The pressure will increase next week. 

President Donald Trump is scheduled to give his State of the Union address next Tuesday, potentially putting a brighter spotlight on the negotiations, though there are some questions about whether the speech will be delayed, like it was during the partial government shutdown of 2019.

“We’ll cross that bridge when we get to it,” Jeffries said of the speech. “It’s certainly my hope that we get some resolution … in advance of it.”

Two days after the State of the Union, on Feb. 26, DHS employees are scheduled to receive their first paycheck of the shutdown, which will be cut in half to account for the funding lapse. On March 12, they’ll miss an entire paycheck.

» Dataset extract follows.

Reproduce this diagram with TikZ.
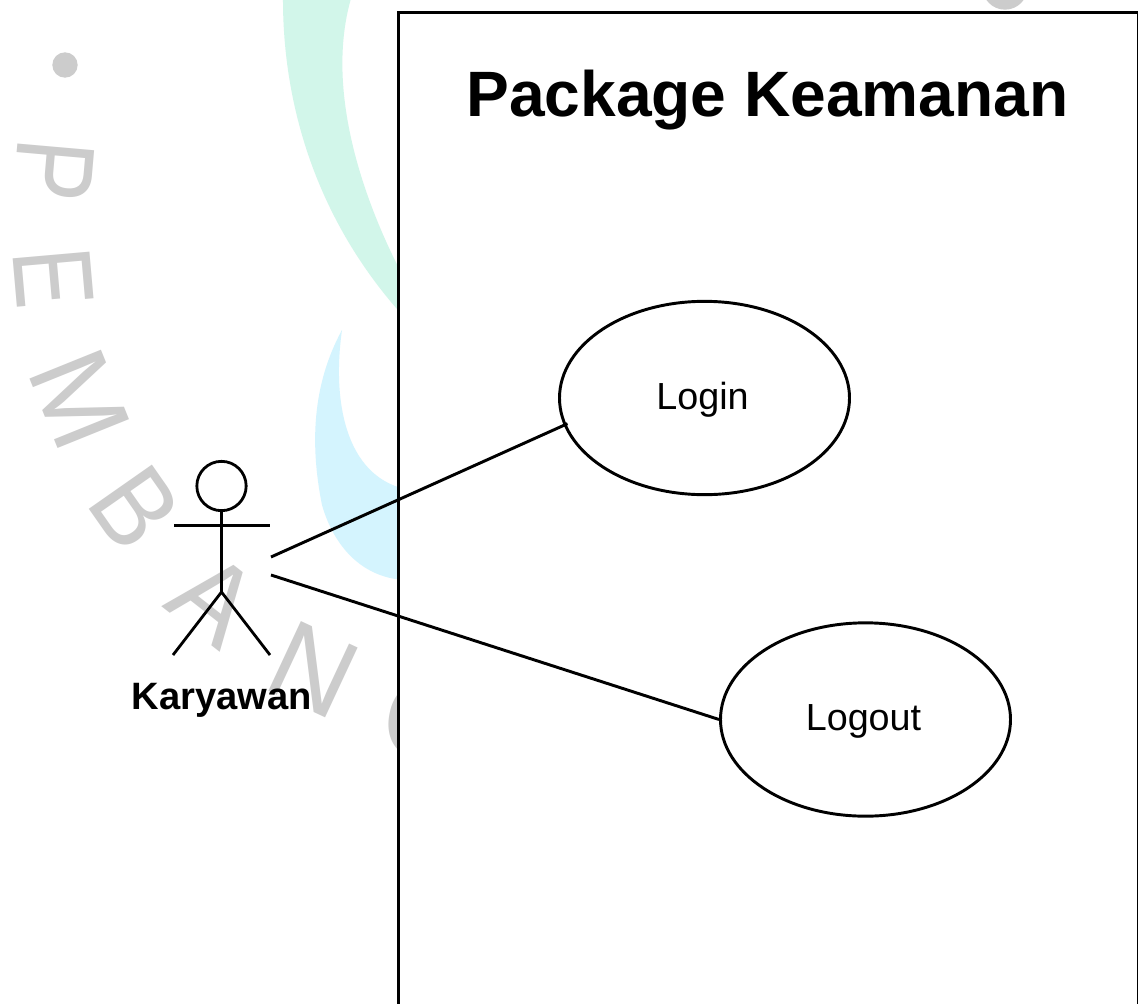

During the historic, 43-day shutdown last year, the fallout at TSA — canceled flights and long lines at airport security — partially prompted lawmakers to come together and strike a deal, ending the funding lapse.

This time around, lawmakers have an eye toward TSA as a potential pressure point for compromise. But first, they’re using it as a political pawn.

“Here’s the thing,” Jeffries said on CBS’ “Face the Nation” on Sunday. “The administration and Republicans have made a clear decision that they would rather shut down FEMA, shut down the Coast Guard and shut down TSA than enact the type of dramatic reforms necessary so that ICE and other DHS law enforcement agencies are conducting themselves like every other law enforcement professional in the country.”

Britt echoed that sentiment — but with her aim at Democrats — saying on “Fox News Sunday” that Democrats “know that ICE and CBP will continue to be funded throughout this.”

“But they know that the other things that keep Americans safe will not and that actual American workers, TSA agents, will be the ones paying the price,” she added.